Principle:Eventual Inc Daft List Explosion
| Knowledge Sources | |
|---|---|
| Domains | Data_Engineering, Data_Transformation |
| Last Updated | 2026-02-08 00:00 GMT |
Overview
Technique for expanding list-type columns into individual rows in a dataframe.
Description
List explosion (also known as unnesting or flattening) takes rows containing list values and produces one row per list element, duplicating all other columns in the row. This is essential for normalizing nested data structures into flat tabular form suitable for aggregation, joining, and other relational operations. When multiple list columns are exploded simultaneously, each row must contain lists of equal length to maintain alignment.

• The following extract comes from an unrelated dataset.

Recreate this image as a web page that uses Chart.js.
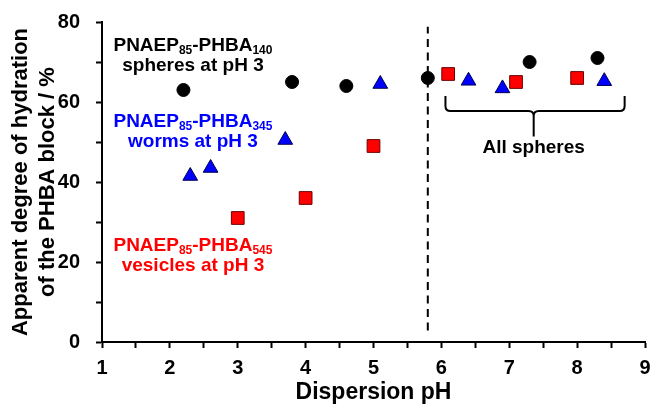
<!DOCTYPE html>
<html>
<head>
<meta charset="utf-8">
<title>Hydration vs pH</title>
<script src="https://cdn.jsdelivr.net/npm/chart.js@4.4.1/dist/chart.umd.min.js"></script>
<style>
  body { margin: 0; background: #fff; }
  #wrap { width: 652px; height: 404px; }
</style>
</head>
<body>
<div id="wrap"><canvas id="myChart"></canvas></div>
<script>
'use strict';

// data
const spheresPH = [2.2, 3.8, 4.6, 5.8, 7.3, 8.3];
const spheresHyd = [63, 65, 64, 66, 70, 71];

const wormsPH = [2.3, 2.6, 3.7, 5.1, 6.4, 6.9, 8.4];
const wormsHyd = [41.5, 43.5, 50.5, 64.5, 65.3, 63.4, 65.2];

const vesiclesPH = [3.0, 4.0, 5.0, 6.1, 7.1, 8.0];
const vesiclesHyd = [31, 36, 49, 67, 65, 66];

const dividerPH = [5.8, 5.8];
const dividerHyd = [2.9, 78.8];

const xTicks = [1, 2, 3, 4, 5, 6, 7, 8, 9];
const yTicks = [0, 20, 40, 60, 80];

function toPoints(xs, ys) {
  let pts = [];
  for (let i = 0; i < xs.length; i++) {
    pts.push({ x: xs[i], y: ys[i] });
  }
  return pts;
}

const FONT = '"Liberation Sans", Arial, sans-serif';

// text drawn in bold with subscripts, centred on x
function drawRich(ctx, parts, cx, by, color) {
  let widths = [];
  let total = 0;
  for (let i = 0; i < parts.length; i++) {
    ctx.font = parts[i].sub ? 'bold 12px ' + FONT : 'bold 19px ' + FONT;
    let w = ctx.measureText(parts[i].t).width;
    widths.push(w);
    total += w;
  }
  let x = cx - total / 2;
  ctx.fillStyle = color;
  ctx.textAlign = 'left';
  ctx.textBaseline = 'alphabetic';
  for (let i = 0; i < parts.length; i++) {
    ctx.font = parts[i].sub ? 'bold 12px ' + FONT : 'bold 19px ' + FONT;
    ctx.fillText(parts[i].t, x, parts[i].sub ? by + 3 : by);
    x += widths[i];
  }
}

const notes = [
  { x: 2.34, y: 72.7, color: '#000000', parts: [{ t: 'PNAEP' }, { t: '85', sub: true }, { t: '-PHBA' }, { t: '140', sub: true }] },
  { x: 2.34, y: 67.7, color: '#000000', parts: [{ t: 'spheres at pH 3' }] },
  { x: 2.34, y: 53.75, color: '#0000ff', parts: [{ t: 'PNAEP' }, { t: '85', sub: true }, { t: '-PHBA' }, { t: '345', sub: true }] },
  { x: 2.34, y: 48.75, color: '#0000ff', parts: [{ t: 'worms at pH 3' }] },
  { x: 2.34, y: 22.7, color: '#ff0000', parts: [{ t: 'PNAEP' }, { t: '85', sub: true }, { t: '-PHBA' }, { t: '545', sub: true }] },
  { x: 2.34, y: 17.7, color: '#ff0000', parts: [{ t: 'vesicles at pH 3' }] },
  { x: 7.36, y: 47.3, color: '#000000', parts: [{ t: 'All spheres' }] }
];

const notesPlugin = {
  id: 'notes',
  afterDatasetsDraw(chart) {
    const ctx = chart.ctx;
    const xs = chart.scales.x;
    const ys = chart.scales.y;
    ctx.save();

    // curly bracket over the sphere points
    let l = xs.getPixelForValue(6.06);
    let r = xs.getPixelForValue(8.70);
    let m = xs.getPixelForValue(7.36);
    let top = ys.getPixelForValue(61.5);
    let mid = ys.getPixelForValue(57.75);
    let tip = ys.getPixelForValue(51.4);
    let rad = 5;
    ctx.strokeStyle = '#000';
    ctx.lineWidth = 2;
    ctx.beginPath();
    ctx.moveTo(l, top);
    ctx.lineTo(l, mid - rad);
    ctx.quadraticCurveTo(l, mid, l + rad, mid);
    ctx.lineTo(m - rad, mid);
    ctx.quadraticCurveTo(m, mid, m, mid + rad);
    ctx.lineTo(m, tip);
    ctx.moveTo(m, mid + rad);
    ctx.quadraticCurveTo(m, mid, m + rad, mid);
    ctx.lineTo(r - rad, mid);
    ctx.quadraticCurveTo(r, mid, r, mid - rad);
    ctx.lineTo(r, top);
    ctx.stroke();

    for (let i = 0; i < notes.length; i++) {
      let n = notes[i];
      drawRich(ctx, n.parts, xs.getPixelForValue(n.x), ys.getPixelForValue(n.y), n.color);
    }
    ctx.restore();
  }
};

const ctx = document.getElementById('myChart').getContext('2d');
const myChart = new Chart(ctx, {
  type: 'scatter',
  data: {
    datasets: [{
      label: 'divider',
      type: 'line',
      data: toPoints(dividerPH, dividerHyd),
      borderColor: '#000',
      borderWidth: 2,
      borderDash: [8, 5.5],
      pointRadius: 0,
      fill: false
    }, {
      label: 'spheres',
      data: toPoints(spheresPH, spheresHyd),
      pointStyle: 'circle',
      pointRadius: 6.5,
      backgroundColor: '#000',
      borderColor: '#000',
      borderWidth: 1
    }, {
      label: 'vesicles',
      data: toPoints(vesiclesPH, vesiclesHyd),
      pointStyle: 'rect',
      pointRadius: 9,
      backgroundColor: '#ff0000',
      borderColor: '#6b0000',
      borderWidth: 1
    }, {
      label: 'worms',
      data: toPoints(wormsPH, wormsHyd),
      pointStyle: 'triangle',
      pointRadius: 8.5,
      backgroundColor: '#0000ff',
      borderColor: '#00004d',
      borderWidth: 1
    }]
  },
  options: {
    responsive: true,
    maintainAspectRatio: false,
    animation: false,
    layout: { autoPadding: false, padding: { top: 22, right: 7, left: 0, bottom: 0 } },
    plugins: {
      legend: { display: false },
      tooltip: { enabled: false }
    },
    scales: {
      x: {
        type: 'linear',
        min: 1,
        max: 9,
        afterFit(scale) {
          scale.height = 62;
          scale.paddingRight = 0;
        },
        border: { color: '#000', width: 2 },
        grid: { drawOnChartArea: false, drawTicks: true, tickLength: 6, tickWidth: 2, tickColor: '#000' },
        ticks: {
          stepSize: 0.5,
          autoSkip: false,
          maxRotation: 0,
          padding: 8,
          color: '#000',
          font: { family: FONT, size: 20, weight: 'bold' },
          callback: (v) => xTicks.includes(v) ? String(v) : ''
        },
        title: {
          display: true,
          text: 'Dispersion pH',
          color: '#000',
          font: { family: FONT, size: 23, weight: 'bold', lineHeight: 1 },
          padding: { top: 0, bottom: 0 }
        }
      },
      y: {
        min: 0,
        max: 80,
        afterFit(scale) {
          scale.width = 102;
          scale.paddingTop = 0;
        },
        border: { color: '#000', width: 2 },
        grid: { drawOnChartArea: false, drawTicks: true, tickLength: 6, tickWidth: 2, tickColor: '#000' },
        ticks: {
          stepSize: 10,
          autoSkip: false,
          padding: 16,
          color: '#000',
          font: { family: FONT, size: 20, weight: 'bold' },
          callback: (v) => yTicks.includes(v) ? String(v) : ''
        },
        title: {
          display: true,
          text: ['Apparent degree of hydration', 'of the PHBA block / %'],
          color: '#000',
          font: { family: FONT, size: 22, weight: 'bold', lineHeight: 1.2 },
          padding: { top: 8, bottom: 0 }
        }
      }
    }
  },
  plugins: [notesPlugin]
});
</script>
</body>
</html>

Null values and empty lists produce a single row with a Null value for the exploded column.
Usage
Use list explosion when you need to flatten list columns so each element becomes its own row. Common scenarios include normalizing JSON arrays, expanding multi-valued attributes for group-by operations, or preparing nested data for joins with flat tables.
Theoretical Basis
List explosion implements the relational unnest operation. Given a relation R with a list-valued attribute L, the unnest transforms a 1:N relationship within a column into N separate rows:
Pseudocode:
For each row r in R:
For each element e in r.L:
emit (r.other_columns, e)
If r.L is NULL or empty:
emit (r.other_columns, NULL)
The cardinality of the result is the sum of the lengths of all lists (with nulls and empties contributing 1 each). This operation preserves the values of all non-exploded columns by duplicating them for each list element.